**PROBLEM TO WORK ON:** From the entries that follow, pick out all lines holding "using".

**SUPPLIED ENTRIES:**
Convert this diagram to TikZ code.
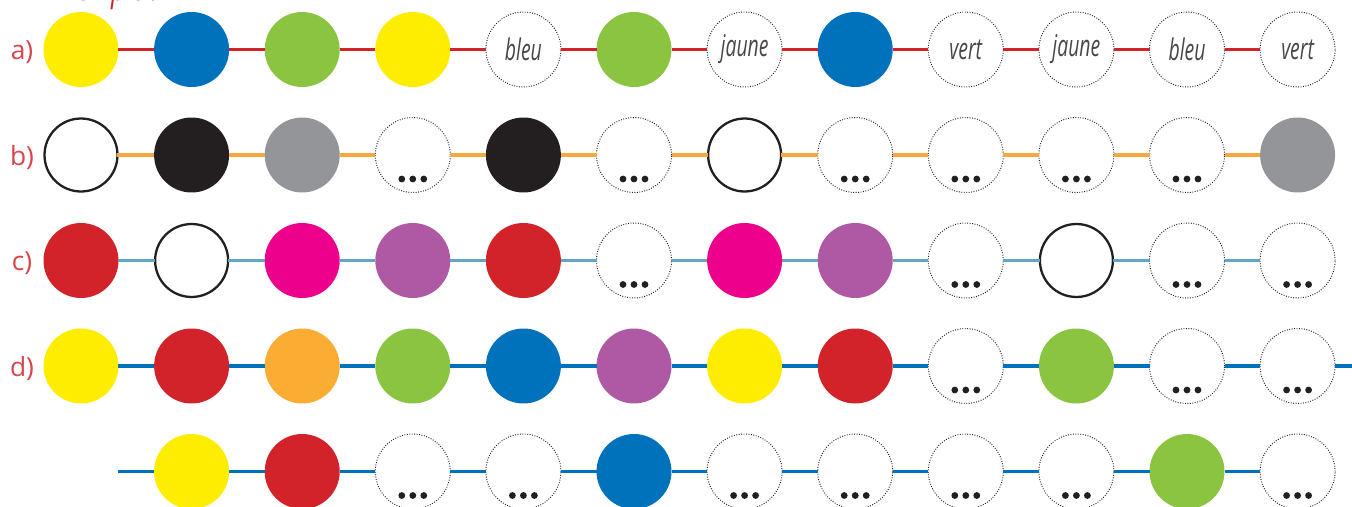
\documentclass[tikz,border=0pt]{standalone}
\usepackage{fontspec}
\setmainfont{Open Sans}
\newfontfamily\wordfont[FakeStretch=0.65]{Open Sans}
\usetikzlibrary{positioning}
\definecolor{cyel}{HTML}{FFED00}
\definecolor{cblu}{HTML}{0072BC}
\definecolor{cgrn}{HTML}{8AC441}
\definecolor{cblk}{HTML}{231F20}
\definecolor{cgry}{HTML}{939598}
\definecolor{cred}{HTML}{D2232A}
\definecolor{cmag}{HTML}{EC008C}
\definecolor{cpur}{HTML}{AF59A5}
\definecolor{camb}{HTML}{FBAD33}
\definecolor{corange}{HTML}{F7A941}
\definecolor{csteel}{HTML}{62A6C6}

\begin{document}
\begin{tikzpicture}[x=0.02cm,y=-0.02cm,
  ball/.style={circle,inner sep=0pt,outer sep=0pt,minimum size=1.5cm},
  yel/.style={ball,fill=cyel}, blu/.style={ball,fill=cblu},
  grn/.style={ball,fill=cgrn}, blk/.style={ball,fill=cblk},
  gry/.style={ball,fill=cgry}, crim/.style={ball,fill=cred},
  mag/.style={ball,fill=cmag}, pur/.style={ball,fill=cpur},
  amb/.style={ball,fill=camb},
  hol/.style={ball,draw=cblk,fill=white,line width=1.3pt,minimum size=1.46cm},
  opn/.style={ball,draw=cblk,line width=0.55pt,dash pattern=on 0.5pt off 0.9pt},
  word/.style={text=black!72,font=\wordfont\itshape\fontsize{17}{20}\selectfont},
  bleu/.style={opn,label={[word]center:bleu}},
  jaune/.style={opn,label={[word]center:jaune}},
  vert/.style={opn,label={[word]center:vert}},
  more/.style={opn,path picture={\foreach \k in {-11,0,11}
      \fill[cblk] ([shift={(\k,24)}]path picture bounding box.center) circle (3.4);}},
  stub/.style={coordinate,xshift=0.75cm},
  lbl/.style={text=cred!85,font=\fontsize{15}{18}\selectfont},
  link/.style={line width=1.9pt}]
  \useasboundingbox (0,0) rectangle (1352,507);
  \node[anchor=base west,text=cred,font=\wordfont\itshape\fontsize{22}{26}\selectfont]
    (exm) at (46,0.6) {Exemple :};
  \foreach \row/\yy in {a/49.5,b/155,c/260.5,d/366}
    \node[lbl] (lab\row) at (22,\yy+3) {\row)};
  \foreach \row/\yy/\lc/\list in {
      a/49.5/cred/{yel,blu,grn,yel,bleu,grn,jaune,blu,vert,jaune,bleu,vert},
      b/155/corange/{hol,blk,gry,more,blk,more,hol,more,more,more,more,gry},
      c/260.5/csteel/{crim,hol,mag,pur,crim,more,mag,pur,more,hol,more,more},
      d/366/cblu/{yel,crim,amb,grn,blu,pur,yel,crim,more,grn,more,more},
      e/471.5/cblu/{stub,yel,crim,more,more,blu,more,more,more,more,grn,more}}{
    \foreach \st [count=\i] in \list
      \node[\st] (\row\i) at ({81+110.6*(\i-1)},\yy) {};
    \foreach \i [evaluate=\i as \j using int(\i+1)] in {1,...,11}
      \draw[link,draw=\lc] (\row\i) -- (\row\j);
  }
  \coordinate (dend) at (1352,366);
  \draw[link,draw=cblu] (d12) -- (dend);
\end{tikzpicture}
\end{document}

* * *

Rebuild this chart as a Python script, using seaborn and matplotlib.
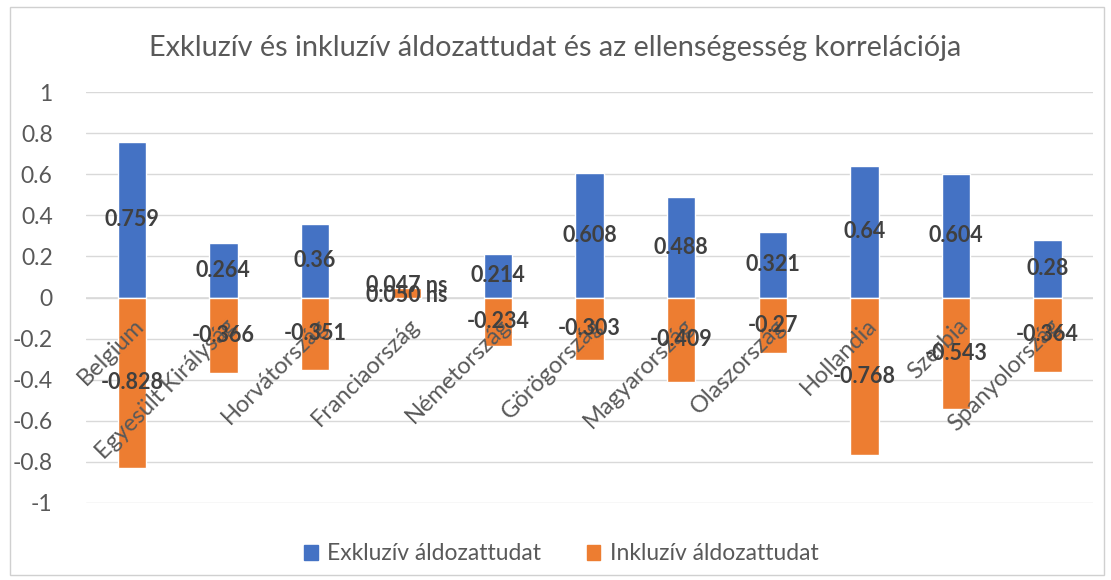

* * *

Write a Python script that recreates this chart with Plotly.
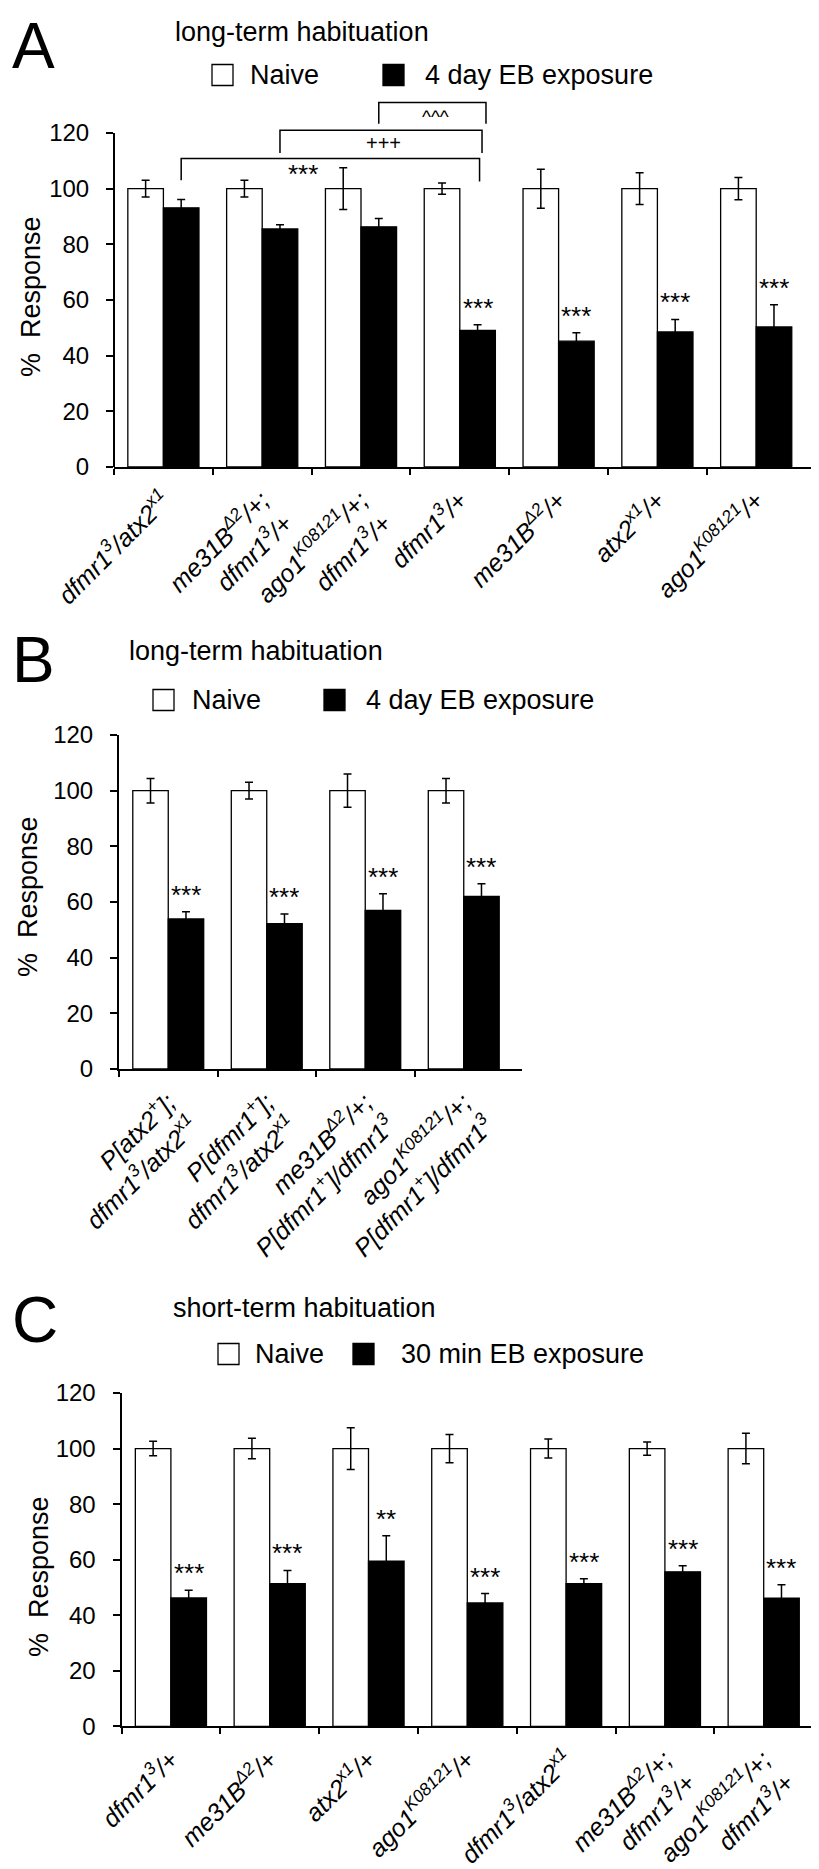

**OUTPUT:**
    \foreach \i [evaluate=\i as \j using int(\i+1)] in {1,...,11}
Rebuild this chart as a Python script, using seaborn and matplotlib.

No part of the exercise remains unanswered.